Mas não adianta pagar 10 reais por uma página, que nenhum profissional vai aceitar. E o que dizer dos brasileiros que publicam lá fora ganhando relativamente bem? Se não for pra ganhar dignamente bem, ninguém vai deixar de desenhar o Capitão América pra desenhar cangaceiros ou jogadores de futebol pelo patriotismo.
 
Então, um dos grandes problemas a se pensar é: além de obrigar as editoras a publicar material nacional, como obrigar que paguem bem? Como cobrar 300 reais por página de um editor que não sabe se vai ter um prejuízo enorme? De onde ele vai tirar esse dinheiro todo? Porque a mentalidade editorial brasileira está acostumada a pegar material pronto que já fez sucesso em outros países e com a qualidade já burilada em um mercado amplo. Com personagens que têm apelo em outras mídias, são conhecidos ou que vem amparados com grande estrutura, o investimento é menos duvidoso.
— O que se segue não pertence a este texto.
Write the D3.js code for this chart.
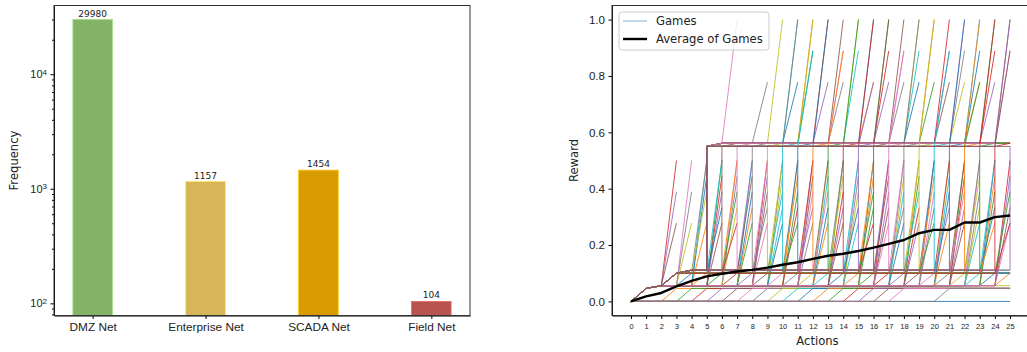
<!DOCTYPE html>
<html>
<head>
<meta charset="utf-8">
<script src="https://cdn.jsdelivr.net/npm/d3@7"></script>
<style>
  body { margin: 0; background: #fff; }
  svg { font-family: "DejaVu Sans", sans-serif; }
</style>
</head>
<body>
<div id="chart"></div>
<script>
// ---------- left panel: frequency per network ----------
const networks = ["DMZ Net", "Enterprise Net", "SCADA Net", "Field Net"];
const frequency = [29980, 1157, 1454, 104];
const barColors = ["#82b366", "#d6b656", "#d79b00", "#b85450"];
const freqTicks = [100, 1000, 10000];
const freqMinorTicks = [80, 90, 200, 300, 400, 500, 600, 700, 800, 900,
  2000, 3000, 4000, 5000, 6000, 7000, 8000, 9000, 20000, 30000];

// ---------- right panel: reward per action ----------
const actionTicks = [0, 1, 2, 3, 4, 5, 6, 7, 8, 9, 10, 11, 12, 13, 14, 15, 16, 17, 18, 19, 20, 21, 22, 23, 24, 25];
const rewardTicks = [0, 0.2, 0.4, 0.6, 0.8, 1.0];
const avgReward = [0, .018, .03, .053, .073, .089, .098, .106, .112, .12, .13, .139, .151,
  .162, .169, .179, .191, .204, .218, .242, .254, .254, .28, .28, .299, .305];

// reward plateaus the games sit on
const r1 = .046, r2 = .056, r3 = .1, r4 = .111, r5 = .55, r6 = .561;
// shared starts of the games
const baseRoute = [[0, 0], [1, r1], [2, r2]];
const midRoute = [[0, 0], [1, r1], [2, r2], [3, r3]];
const upperRoute = [[0, 0], [1, r1], [2, r2], [3, r3], [4, r4]];
// action where a zero game picks up r1
const lowSteps = [2, 3, 4, 5, 6, 7, 8, 9, 10, 11, 12, 13, 14, 15, 16, 17, 20];
// action where a game leaves r2 for r3
const riseSteps = [2, 3, 4, 5, 6, 7, 8, 9, 10, 11, 12, 13, 14, 15, 16, 17, 18, 19, 20, 21, 22, 23, 24];
// [last action, final rewards...] of games that jump from r2 and stop
const midStops = [
  [3, .5, .389, .278], [4, .5, .389, .278], [5, .5, .444, .278], [6, .5, .444, .389, .278],
  [7, .5, .444, .333], [8, .5, .389, .333, .278], [9, .5, .444, .389, .278], [10, .5, .444, .333, .278],
  [11, .5, .389, .333], [12, .5, .444, .389, .278], [13, .5, .444, .333, .278], [14, .5, .389, .333, .278],
  [15, .5, .444, .389, .278], [16, .5, .444, .333], [17, .5, .389, .333, .278], [18, .5, .444, .389, .278],
  [19, .5, .444, .333, .278], [20, .5, .389, .333], [21, .5, .444, .389, .278], [22, .5, .444, .333, .278],
  [23, .5, .389, .333, .278], [24, .5, .444, .389], [25, .5, .444, .333, .278]
];
// [last action, final rewards...] of games that jump from r3 and stop
const midStopsHigh = [
  [5, .5, .389], [6, .5, .333], [7, .5, .389, .278], [8, .5, .444], [9, .5, .333],
  [10, .5, .389], [11, .5, .444, .278], [12, .5, .333], [13, .5, .389], [14, .5, .444],
  [15, .5, .333], [16, .5, .389, .278], [17, .5, .444], [18, .5, .333], [19, .5, .389],
  [20, .5, .444, .278], [21, .5, .333], [22, .5, .389], [23, .5, .444], [24, .5, .333, .278],
  [25, .389, .278]
];
// action where a game climbs from r4 to r5
const climbSteps = [5, 6, 7, 8, 9, 10, 11, 12, 13, 14, 15, 16, 17, 18, 19, 20, 21, 22, 23, 24, 25];
// [last action, final rewards...] of games that jump from r6 and stop
const topStops = [
  [7, 1], [9, .778], [10, 1], [11, 1, .778], [12, 1, .889], [13, 1, .778], [14, 1, .889, .778],
  [15, 1, .889], [16, 1, .778], [17, 1, .889, .778], [18, 1, .889, .778], [19, 1, .889, .778],
  [20, 1, .778], [21, 1, .889, .778], [22, 1, .889, .778], [23, 1, .889, .778], [24, 1, .889, .778],
  [25, 1, .889]
];
// [last action, final rewards...] of games that jump from r5 and stop
const topStopsLow = [
  [11, 1], [12, 1, .889], [13, 1], [14, .889], [15, 1], [16, 1, .778], [17, 1], [18, .889],
  [19, 1], [20, 1], [21, .889], [22, 1], [23, 1, .778], [24, 1], [25, 1, .889]
];

const tab10 = d3.schemeCategory10;

// build the game paths from the pieces above
const games = [];
games.push([[0, 0], [25, 0]]);
lowSteps.forEach(k => games.push([[0, 0], [k, 0], [k + 1, r1], [25, r1]]));
games.push([...baseRoute, [25, r2]]);
riseSteps.forEach(k => games.push([...baseRoute, [k, r2], [k + 1, r3], [25, r3]]));
games.push([...upperRoute, [25, r4]]);
midStops.forEach(([n, ...vals]) => vals.forEach(v => games.push([...baseRoute, [n - 1, r2], [n, v]])));
midStopsHigh.forEach(([n, ...vals]) => vals.forEach(v => games.push([...midRoute, [n - 1, r3], [n, v]])));
climbSteps.forEach(k => games.push(k < 25
  ? [...upperRoute, [k, r4], [k, r5], [k + 1, r6], [25, r6]]
  : [...upperRoute, [k, r4], [k, r5]]));
games.push([...upperRoute, [5, r4], [5, r5], [25, r5]]);
topStops.forEach(([n, ...vals]) => vals.forEach(v =>
  games.push([...upperRoute, [5, r4], [5, r5], [6, r6], [n - 1, r6], [n, v]])));
topStopsLow.forEach(([n, ...vals]) => vals.forEach(v =>
  games.push([...upperRoute, [5, r4], [5, r5], [n - 1, r5], [n, v]])));

const svg = d3.select("#chart").append("svg")
  .attr("width", 1027)
  .attr("height", 352);

// ================= LEFT PANEL =================
const L = {left: 54, right: 470, top: 5.5, bottom: 315.5};

const xb = d3.scaleLinear()
  .domain([-0.3425, 3.3425])
  .range([L.left, L.right]);
const yb = d3.scaleLog()
  .domain([78.3, 39800])
  .range([L.bottom, L.top]);

const barW = xb(0.35) - xb(0);

const left = svg.append("g");

left.selectAll("rect.bar")
  .data(frequency)
  .join("rect")
    .attr("class", "bar")
    .attr("x", (d, i) => xb(i) - barW / 2)
    .attr("y", d => yb(d))
    .attr("width", barW)
    .attr("height", d => L.bottom - yb(d))
    .style("fill", (d, i) => barColors[i])
    .style("stroke", (d, i) => d3.color(barColors[i]).brighter(0.6))
    .style("stroke-width", 0.8);

left.selectAll("text.val")
  .data(frequency)
  .join("text")
    .attr("class", "val")
    .attr("x", (d, i) => xb(i))
    .attr("y", d => yb(d) - 3)
    .attr("text-anchor", "middle")
    .style("font-size", "9px")
    .style("fill", "#222")
    .text(d => d);

// x axis
const xbAxis = left.append("g")
  .attr("transform", `translate(0,${L.bottom})`)
  .call(d3.axisBottom(xb).tickValues([0, 1, 2, 3]).tickFormat(i => networks[i])
    .tickSize(3.5).tickPadding(4).tickSizeOuter(0));
xbAxis.selectAll("text").style("font-size", "11.8px").style("fill", "#222");

// y axis (major + minor)
const ybAxis = left.append("g")
  .attr("transform", `translate(${L.left},0)`)
  .call(d3.axisLeft(yb).tickValues(freqTicks).tickFormat(() => "")
    .tickSize(3.5).tickPadding(3.5).tickSizeOuter(0));
ybAxis.selectAll(".tick text").each(function(d) {
  const t = d3.select(this).style("font-size", "11px").style("fill", "#222");
  t.append("tspan").text("10");
  t.append("tspan").text(Math.round(Math.log10(d)))
    .attr("dy", "-0.45em").style("font-size", "8px");
});
left.append("g")
  .attr("transform", `translate(${L.left},0)`)
  .call(d3.axisLeft(yb).tickValues(freqMinorTicks).tickFormat("").tickSize(2).tickSizeOuter(0))
  .select(".domain").remove();

left.append("text")
  .attr("transform", `translate(18,${(L.top + L.bottom) / 2}) rotate(-90)`)
  .attr("text-anchor", "middle")
  .style("font-size", "11.6px")
  .style("fill", "#222")
  .text("Frequency");

left.append("rect")
  .attr("x", L.left).attr("y", L.top)
  .attr("width", L.right - L.left).attr("height", L.bottom - L.top)
  .style("fill", "none").style("stroke", "#333").style("stroke-width", 1);

// ================= RIGHT PANEL =================
const R = {left: 612, right: 1029, top: 5.5, bottom: 315.5};

const x = d3.scaleLinear()
  .domain([-1.25, 26.25])
  .range([R.left, R.right]);
const y = d3.scaleLinear()
  .domain([-0.05, 1.05])
  .range([R.bottom, R.top]);

const right = svg.append("g");

const gameLine = d3.line()
  .x(d => x(d[0]))
  .y(d => y(d[1]));

right.append("g")
  .selectAll("path")
  .data(games)
  .join("path")
    .attr("d", gameLine)
    .style("fill", "none")
    .style("stroke", (d, i) => tab10[i % 10])
    .style("stroke-width", 1)
    .style("stroke-opacity", 0.85);

right.append("path")
  .datum(avgReward)
  .attr("d", d3.line().x((d, i) => x(actionTicks[i])).y(d => y(d)))
  .style("fill", "none")
  .style("stroke", "#000")
  .style("stroke-width", 2.4)
  .style("stroke-linejoin", "round");

const xAxis = right.append("g")
  .attr("transform", `translate(0,${R.bottom})`)
  .call(d3.axisBottom(x).tickValues(actionTicks).tickFormat(d3.format("d"))
    .tickSize(3.5).tickPadding(5).tickSizeOuter(0));
xAxis.selectAll("text").style("font-size", "7.5px").style("fill", "#222");

const yAxis = right.append("g")
  .attr("transform", `translate(${R.left},0)`)
  .call(d3.axisLeft(y).tickValues(rewardTicks).tickFormat(d3.format(".1f"))
    .tickSize(3.5).tickPadding(3.5).tickSizeOuter(0));
yAxis.selectAll("text").style("font-size", "11.6px").style("fill", "#222");

right.append("text")
  .attr("x", (R.left + R.right) / 2 - 3)
  .attr("y", 345)
  .attr("text-anchor", "middle")
  .style("font-size", "11.6px")
  .style("fill", "#222")
  .text("Actions");

right.append("text")
  .attr("transform", `translate(578,${(R.top + R.bottom) / 2}) rotate(-90)`)
  .attr("text-anchor", "middle")
  .style("font-size", "11.6px")
  .style("fill", "#222")
  .text("Reward");

right.append("rect")
  .attr("x", R.left).attr("y", R.top)
  .attr("width", R.right - R.left).attr("height", R.bottom - R.top)
  .style("fill", "none").style("stroke", "#333").style("stroke-width", 1);

// legend
const legend = right.append("g");
legend.append("rect")
  .attr("x", 619).attr("y", 12).attr("width", 150).attr("height", 38).attr("rx", 3)
  .style("fill", "#fff").style("fill-opacity", 0.8)
  .style("stroke", "#ccc").style("stroke-width", 1);
legend.append("line")
  .attr("x1", 623).attr("x2", 647).attr("y1", 21).attr("y2", 21)
  .style("stroke", tab10[0]).style("stroke-opacity", 0.55).style("stroke-width", 1);
legend.append("line")
  .attr("x1", 623).attr("x2", 647).attr("y1", 39).attr("y2", 39)
  .style("stroke", "#000").style("stroke-width", 2.4);
legend.append("text")
  .attr("x", 656).attr("y", 21).attr("dy", "0.35em")
  .style("font-size", "11.6px").style("fill", "#222")
  .text("Games");
legend.append("text")
  .attr("x", 656).attr("y", 39).attr("dy", "0.35em")
  .style("font-size", "11.6px").style("fill", "#222")
  .text("Average of Games");
</script>
</body>
</html>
Claro que editoras sempre buscam lucro, mas as daqui sempre procuraram o lucro mais fácil e não se muda isso por força de lei. Erros acontecerão e deverá haver um plano B quando uma revista, por algum motivo, não agradar e não vender o suficiente.
 
Sem qualidade, sem periodiciade e com as editoras obrigadas a imprimir tiragens nacionais, elas vão quebrar. Daí, vai ficar a imagem de que Quadrinho Nacional não vende, etc. A questão é bem maior e não pode ficar apenas no "publicar ou não publicar". Não tenho as respostas, mas tenho a certeza de que o debate mal começou. Talvez incentivos fiscais e uma cota menor do que a atualmente proposta de 20% seja interessante. Começar com poucos títulos, pagando um valor que atraia autores profissionais talvez ajude. Somente assim uma retomada de crescimento (ainda que forçada) da HQ Nacional poderá ser consistente e duradoura.